# [Objective]
Your task is to reproduce, verbatim and without pictures, the lines from the opening of the listing through the line containing "from matplotlib.ticker import".

++++++++++++++++++++

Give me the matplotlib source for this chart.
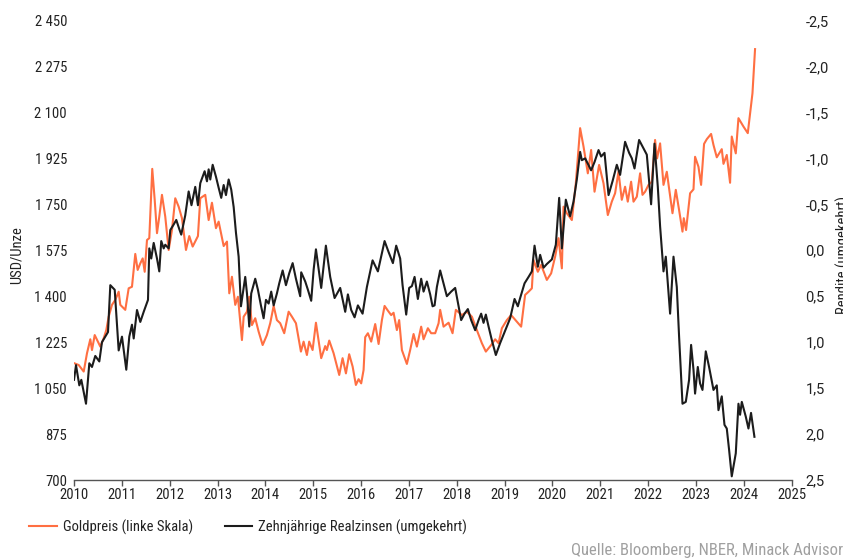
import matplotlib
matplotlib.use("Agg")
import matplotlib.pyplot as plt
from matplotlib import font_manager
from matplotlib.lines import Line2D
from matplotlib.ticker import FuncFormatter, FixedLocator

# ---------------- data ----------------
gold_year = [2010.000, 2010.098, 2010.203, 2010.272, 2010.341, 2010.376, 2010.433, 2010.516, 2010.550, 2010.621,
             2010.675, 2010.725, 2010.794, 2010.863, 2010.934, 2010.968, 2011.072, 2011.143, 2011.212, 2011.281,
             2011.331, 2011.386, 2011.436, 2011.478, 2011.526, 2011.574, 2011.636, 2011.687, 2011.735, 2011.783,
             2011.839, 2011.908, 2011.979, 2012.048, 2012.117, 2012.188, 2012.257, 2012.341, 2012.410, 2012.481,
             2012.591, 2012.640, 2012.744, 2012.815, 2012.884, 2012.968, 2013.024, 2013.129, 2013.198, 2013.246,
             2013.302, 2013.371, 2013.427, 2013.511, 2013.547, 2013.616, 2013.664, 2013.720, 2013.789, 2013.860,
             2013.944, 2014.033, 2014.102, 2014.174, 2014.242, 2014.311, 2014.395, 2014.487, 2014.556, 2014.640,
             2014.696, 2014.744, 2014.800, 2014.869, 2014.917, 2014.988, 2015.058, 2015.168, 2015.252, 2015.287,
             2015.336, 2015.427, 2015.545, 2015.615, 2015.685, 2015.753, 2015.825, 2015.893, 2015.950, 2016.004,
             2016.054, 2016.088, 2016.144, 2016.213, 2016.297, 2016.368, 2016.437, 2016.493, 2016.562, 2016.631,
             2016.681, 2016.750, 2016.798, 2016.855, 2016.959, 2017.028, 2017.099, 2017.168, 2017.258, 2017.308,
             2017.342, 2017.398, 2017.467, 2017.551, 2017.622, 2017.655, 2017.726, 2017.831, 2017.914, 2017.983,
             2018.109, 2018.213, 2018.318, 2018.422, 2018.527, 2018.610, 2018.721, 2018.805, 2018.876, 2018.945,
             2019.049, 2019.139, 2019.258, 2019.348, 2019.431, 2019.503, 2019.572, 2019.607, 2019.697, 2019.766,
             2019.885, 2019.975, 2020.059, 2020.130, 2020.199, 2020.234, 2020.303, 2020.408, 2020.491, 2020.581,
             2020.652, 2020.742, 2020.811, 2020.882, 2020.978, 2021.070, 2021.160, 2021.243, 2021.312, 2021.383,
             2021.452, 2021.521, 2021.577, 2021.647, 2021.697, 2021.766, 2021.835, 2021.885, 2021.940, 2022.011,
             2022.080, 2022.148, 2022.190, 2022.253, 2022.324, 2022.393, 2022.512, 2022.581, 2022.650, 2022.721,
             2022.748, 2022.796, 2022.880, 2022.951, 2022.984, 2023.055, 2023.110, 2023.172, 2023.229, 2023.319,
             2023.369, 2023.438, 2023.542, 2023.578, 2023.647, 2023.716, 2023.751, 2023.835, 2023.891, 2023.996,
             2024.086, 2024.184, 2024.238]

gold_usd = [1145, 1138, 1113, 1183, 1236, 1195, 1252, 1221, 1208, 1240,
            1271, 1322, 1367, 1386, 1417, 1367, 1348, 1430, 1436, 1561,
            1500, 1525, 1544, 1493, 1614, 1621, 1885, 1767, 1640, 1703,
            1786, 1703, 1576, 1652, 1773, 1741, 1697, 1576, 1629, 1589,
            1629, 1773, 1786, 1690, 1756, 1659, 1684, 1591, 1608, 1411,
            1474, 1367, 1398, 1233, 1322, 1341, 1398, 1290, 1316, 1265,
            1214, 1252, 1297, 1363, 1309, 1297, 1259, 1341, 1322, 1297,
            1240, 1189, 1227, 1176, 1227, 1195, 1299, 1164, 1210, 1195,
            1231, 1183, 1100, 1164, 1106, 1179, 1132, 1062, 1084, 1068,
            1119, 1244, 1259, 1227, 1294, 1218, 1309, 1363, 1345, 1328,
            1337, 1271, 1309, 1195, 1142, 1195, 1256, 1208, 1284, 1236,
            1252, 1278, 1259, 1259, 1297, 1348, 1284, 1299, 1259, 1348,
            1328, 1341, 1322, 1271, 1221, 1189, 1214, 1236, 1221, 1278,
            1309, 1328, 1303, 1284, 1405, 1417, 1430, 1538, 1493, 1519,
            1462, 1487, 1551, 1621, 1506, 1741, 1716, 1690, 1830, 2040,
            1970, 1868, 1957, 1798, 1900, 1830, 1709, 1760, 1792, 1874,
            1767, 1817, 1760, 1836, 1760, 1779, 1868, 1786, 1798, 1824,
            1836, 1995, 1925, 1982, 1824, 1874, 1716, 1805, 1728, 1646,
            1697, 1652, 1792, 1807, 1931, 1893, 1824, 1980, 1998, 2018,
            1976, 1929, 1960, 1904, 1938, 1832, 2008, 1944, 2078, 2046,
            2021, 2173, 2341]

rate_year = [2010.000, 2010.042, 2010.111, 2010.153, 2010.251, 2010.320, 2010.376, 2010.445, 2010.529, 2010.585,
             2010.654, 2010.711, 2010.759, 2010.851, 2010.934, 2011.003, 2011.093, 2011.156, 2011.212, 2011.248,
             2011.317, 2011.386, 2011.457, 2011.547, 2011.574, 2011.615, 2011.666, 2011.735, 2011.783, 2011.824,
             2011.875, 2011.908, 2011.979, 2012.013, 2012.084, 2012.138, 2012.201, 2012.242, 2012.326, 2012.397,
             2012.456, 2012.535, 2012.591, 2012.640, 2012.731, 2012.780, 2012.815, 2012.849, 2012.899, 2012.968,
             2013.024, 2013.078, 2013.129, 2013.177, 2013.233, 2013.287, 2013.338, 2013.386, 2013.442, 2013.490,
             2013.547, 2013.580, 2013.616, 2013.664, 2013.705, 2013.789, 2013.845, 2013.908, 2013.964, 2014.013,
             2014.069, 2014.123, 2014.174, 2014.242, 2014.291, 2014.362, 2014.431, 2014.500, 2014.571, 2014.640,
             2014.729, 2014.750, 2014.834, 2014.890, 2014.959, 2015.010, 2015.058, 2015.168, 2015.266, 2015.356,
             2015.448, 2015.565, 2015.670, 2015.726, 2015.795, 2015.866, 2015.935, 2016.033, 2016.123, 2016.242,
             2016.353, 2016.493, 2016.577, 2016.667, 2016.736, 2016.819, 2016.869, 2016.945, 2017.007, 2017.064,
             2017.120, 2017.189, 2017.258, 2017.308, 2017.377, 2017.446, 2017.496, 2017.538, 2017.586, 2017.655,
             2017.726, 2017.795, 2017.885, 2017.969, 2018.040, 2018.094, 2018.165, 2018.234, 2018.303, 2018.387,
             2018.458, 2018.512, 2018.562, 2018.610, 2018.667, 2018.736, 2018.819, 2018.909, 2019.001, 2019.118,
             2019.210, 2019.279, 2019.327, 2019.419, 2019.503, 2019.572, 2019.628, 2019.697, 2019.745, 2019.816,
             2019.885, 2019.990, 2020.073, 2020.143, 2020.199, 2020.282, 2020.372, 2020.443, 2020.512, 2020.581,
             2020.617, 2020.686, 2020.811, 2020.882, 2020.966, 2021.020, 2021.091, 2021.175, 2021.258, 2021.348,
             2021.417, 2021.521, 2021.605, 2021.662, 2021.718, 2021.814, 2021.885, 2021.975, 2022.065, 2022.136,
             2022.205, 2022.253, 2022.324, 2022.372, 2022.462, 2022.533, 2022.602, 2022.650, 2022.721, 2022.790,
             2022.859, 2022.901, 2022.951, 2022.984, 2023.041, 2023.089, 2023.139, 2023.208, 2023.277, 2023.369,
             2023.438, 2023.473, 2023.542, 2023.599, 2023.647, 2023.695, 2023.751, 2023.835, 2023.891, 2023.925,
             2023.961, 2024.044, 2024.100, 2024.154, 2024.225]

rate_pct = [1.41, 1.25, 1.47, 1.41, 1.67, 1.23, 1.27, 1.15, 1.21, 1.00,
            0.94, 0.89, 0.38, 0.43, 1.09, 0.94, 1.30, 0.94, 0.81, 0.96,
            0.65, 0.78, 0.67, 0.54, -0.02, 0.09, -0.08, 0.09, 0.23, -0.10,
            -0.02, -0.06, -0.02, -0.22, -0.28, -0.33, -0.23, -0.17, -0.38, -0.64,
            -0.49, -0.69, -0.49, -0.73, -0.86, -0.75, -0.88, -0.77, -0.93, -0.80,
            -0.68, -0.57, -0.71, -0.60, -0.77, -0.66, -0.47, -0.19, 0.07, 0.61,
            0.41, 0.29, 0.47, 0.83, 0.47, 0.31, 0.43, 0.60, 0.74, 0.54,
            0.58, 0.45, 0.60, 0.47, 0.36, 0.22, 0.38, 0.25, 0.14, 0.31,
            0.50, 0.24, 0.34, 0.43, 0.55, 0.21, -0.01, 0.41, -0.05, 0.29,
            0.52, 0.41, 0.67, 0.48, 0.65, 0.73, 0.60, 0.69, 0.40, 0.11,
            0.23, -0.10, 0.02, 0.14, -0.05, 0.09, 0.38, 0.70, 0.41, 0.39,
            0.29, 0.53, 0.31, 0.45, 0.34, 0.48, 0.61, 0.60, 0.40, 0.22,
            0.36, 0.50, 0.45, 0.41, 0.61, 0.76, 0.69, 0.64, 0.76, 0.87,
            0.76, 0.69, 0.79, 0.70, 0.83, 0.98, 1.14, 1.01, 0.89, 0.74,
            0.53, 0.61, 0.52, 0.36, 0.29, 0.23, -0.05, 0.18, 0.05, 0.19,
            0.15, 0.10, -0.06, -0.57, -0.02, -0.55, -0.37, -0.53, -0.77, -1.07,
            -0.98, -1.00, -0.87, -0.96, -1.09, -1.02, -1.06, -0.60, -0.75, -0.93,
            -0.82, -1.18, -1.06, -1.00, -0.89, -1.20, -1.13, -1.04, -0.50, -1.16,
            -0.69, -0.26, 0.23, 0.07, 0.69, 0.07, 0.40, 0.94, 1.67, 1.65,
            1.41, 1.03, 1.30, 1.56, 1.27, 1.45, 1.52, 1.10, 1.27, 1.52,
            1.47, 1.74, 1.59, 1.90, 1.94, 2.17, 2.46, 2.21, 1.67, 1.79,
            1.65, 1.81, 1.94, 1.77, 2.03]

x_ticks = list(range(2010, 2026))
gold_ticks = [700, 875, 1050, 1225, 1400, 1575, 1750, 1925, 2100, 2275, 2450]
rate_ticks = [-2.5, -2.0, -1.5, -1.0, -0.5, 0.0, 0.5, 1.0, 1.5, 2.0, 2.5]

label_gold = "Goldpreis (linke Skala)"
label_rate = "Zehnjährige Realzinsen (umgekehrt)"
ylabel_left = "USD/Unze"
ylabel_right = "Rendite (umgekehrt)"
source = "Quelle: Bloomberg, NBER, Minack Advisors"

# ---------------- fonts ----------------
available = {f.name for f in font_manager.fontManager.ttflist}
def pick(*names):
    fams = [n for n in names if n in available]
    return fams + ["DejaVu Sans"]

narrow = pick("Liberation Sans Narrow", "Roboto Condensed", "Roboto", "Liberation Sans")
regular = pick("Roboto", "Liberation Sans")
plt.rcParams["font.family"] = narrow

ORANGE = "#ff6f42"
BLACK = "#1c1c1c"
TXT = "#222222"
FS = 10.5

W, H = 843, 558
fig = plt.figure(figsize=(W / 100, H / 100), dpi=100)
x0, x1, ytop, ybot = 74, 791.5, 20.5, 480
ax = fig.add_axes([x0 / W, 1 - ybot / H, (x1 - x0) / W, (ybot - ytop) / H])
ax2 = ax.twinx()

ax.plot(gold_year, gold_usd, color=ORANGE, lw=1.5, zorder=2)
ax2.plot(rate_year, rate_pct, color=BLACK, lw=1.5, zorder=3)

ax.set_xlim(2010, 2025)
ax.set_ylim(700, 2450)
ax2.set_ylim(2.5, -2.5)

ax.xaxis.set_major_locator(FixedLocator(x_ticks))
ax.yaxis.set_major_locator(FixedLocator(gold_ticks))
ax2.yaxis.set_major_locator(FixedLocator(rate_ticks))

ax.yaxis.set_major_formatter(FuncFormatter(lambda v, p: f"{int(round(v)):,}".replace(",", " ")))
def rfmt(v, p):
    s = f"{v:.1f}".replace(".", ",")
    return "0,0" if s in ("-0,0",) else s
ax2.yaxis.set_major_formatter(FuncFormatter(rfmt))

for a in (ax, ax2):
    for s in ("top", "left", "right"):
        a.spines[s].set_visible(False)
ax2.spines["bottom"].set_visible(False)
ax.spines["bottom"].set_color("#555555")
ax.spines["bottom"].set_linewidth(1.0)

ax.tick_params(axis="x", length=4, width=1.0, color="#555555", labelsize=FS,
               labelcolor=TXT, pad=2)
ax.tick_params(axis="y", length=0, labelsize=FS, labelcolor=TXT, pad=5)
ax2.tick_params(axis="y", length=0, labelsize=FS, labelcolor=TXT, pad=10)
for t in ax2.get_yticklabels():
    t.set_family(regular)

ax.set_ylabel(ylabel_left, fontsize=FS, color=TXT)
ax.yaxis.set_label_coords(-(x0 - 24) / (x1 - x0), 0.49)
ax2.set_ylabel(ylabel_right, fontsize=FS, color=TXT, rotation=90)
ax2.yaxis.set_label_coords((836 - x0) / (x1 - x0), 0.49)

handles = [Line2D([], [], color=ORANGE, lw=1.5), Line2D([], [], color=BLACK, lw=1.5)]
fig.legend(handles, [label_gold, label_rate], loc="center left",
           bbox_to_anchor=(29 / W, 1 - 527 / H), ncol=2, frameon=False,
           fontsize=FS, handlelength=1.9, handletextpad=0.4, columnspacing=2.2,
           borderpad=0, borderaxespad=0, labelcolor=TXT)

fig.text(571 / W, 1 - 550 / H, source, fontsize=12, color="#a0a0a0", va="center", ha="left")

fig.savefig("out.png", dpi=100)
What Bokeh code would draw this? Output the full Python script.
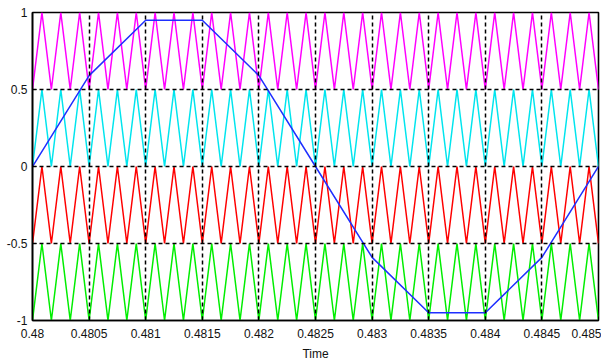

++++++++++++++++++++

# [Written response]
Give me the matplotlib source for this chart.
import matplotlib
matplotlib.use("Agg")
import matplotlib.pyplot as plt
from matplotlib import font_manager
from matplotlib.lines import Line2D
from matplotlib.ticker import FuncFormatter, FixedLocator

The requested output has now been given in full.